• _To be done_: Below are the records; pull every line that includes "this".

• _Provided records_:
------------------------------------

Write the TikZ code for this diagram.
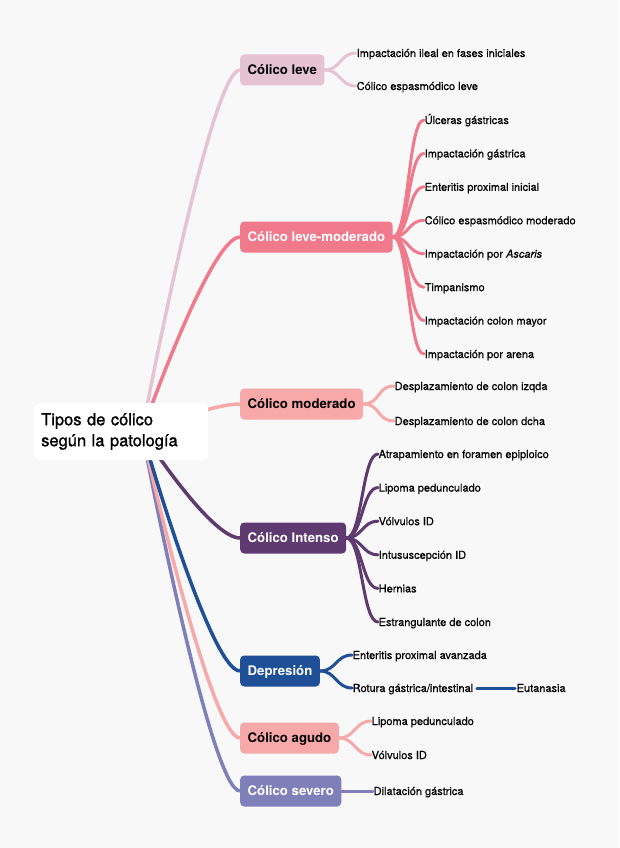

------------------------------------

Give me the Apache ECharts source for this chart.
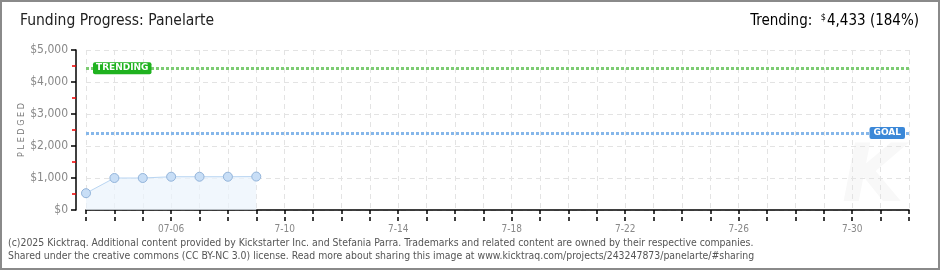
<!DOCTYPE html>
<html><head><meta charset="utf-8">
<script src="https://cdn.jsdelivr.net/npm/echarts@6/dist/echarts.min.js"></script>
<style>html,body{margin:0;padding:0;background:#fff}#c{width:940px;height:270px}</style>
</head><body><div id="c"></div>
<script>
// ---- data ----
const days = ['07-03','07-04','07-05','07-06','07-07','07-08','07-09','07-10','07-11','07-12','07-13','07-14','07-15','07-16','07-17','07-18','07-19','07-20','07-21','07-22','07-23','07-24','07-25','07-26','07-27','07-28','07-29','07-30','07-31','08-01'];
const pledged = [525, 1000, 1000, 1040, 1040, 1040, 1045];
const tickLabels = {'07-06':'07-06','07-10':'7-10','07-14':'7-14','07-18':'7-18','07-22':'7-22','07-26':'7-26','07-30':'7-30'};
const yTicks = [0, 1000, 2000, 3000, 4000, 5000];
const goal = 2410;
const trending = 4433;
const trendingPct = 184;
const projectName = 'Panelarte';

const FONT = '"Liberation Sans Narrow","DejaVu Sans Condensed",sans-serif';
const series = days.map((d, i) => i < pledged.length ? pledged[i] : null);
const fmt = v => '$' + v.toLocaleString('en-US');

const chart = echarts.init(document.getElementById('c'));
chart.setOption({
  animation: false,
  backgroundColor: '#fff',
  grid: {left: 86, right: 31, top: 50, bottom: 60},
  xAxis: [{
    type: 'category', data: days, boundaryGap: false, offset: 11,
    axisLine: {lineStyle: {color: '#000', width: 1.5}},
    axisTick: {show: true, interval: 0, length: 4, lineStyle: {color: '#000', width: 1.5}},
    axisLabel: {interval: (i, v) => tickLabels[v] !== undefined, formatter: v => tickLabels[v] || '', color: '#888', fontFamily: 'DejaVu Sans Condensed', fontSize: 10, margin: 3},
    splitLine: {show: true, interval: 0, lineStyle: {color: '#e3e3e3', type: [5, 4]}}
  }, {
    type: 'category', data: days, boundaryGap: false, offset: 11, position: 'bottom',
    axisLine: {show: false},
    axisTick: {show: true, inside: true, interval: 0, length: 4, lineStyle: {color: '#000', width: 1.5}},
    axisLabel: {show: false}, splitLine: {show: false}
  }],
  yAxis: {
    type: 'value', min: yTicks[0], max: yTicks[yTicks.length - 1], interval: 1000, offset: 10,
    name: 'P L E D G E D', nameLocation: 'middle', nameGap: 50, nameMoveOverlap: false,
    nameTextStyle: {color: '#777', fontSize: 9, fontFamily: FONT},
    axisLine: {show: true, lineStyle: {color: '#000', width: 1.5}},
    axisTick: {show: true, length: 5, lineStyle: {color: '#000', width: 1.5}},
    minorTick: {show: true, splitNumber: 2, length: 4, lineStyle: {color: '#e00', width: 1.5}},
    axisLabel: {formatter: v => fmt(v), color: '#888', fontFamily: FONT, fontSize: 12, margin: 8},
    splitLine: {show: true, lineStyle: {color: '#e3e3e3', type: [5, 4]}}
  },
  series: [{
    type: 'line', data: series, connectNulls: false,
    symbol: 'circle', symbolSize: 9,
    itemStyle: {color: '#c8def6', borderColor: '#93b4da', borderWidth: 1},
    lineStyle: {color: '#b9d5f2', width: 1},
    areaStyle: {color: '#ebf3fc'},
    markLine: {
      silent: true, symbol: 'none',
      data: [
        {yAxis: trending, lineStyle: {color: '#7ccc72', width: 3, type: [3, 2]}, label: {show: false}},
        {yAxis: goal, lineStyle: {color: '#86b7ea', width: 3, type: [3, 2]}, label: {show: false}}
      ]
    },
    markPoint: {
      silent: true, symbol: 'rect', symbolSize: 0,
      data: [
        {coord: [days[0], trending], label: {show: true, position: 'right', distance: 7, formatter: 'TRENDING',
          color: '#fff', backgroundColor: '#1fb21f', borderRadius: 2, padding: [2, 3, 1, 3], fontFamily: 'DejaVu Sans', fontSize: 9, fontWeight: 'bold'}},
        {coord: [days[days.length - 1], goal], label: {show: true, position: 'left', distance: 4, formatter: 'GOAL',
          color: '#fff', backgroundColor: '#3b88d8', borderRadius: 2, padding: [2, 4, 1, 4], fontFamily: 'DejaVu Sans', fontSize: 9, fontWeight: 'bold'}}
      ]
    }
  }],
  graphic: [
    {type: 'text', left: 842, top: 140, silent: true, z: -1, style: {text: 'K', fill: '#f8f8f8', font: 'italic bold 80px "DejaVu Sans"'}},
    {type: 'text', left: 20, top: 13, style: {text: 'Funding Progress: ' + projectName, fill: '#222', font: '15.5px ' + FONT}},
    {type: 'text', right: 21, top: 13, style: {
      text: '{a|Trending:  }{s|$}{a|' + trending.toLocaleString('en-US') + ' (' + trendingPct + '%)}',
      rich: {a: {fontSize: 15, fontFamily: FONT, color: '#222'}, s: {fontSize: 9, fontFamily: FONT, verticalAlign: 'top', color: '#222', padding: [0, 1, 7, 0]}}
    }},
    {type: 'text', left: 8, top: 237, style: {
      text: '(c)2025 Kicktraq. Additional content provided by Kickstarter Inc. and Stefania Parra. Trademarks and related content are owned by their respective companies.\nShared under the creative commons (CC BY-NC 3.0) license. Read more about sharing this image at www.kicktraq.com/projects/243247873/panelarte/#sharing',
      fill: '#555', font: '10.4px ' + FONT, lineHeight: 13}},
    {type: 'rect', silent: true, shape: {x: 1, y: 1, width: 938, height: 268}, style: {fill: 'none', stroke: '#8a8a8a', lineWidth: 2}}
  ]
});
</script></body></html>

------------------------------------

• _Output below_:
Write the TikZ code for this diagram.
Give me the Apache ECharts source for this chart.
      text: '(c)2025 Kicktraq. Additional content provided by Kickstarter Inc. and Stefania Parra. Trademarks and related content are owned by their respective companies.\nShared under the creative commons (CC BY-NC 3.0) license. Read more about sharing this image at www.kicktraq.com/projects/243247873/panelarte/#sharing',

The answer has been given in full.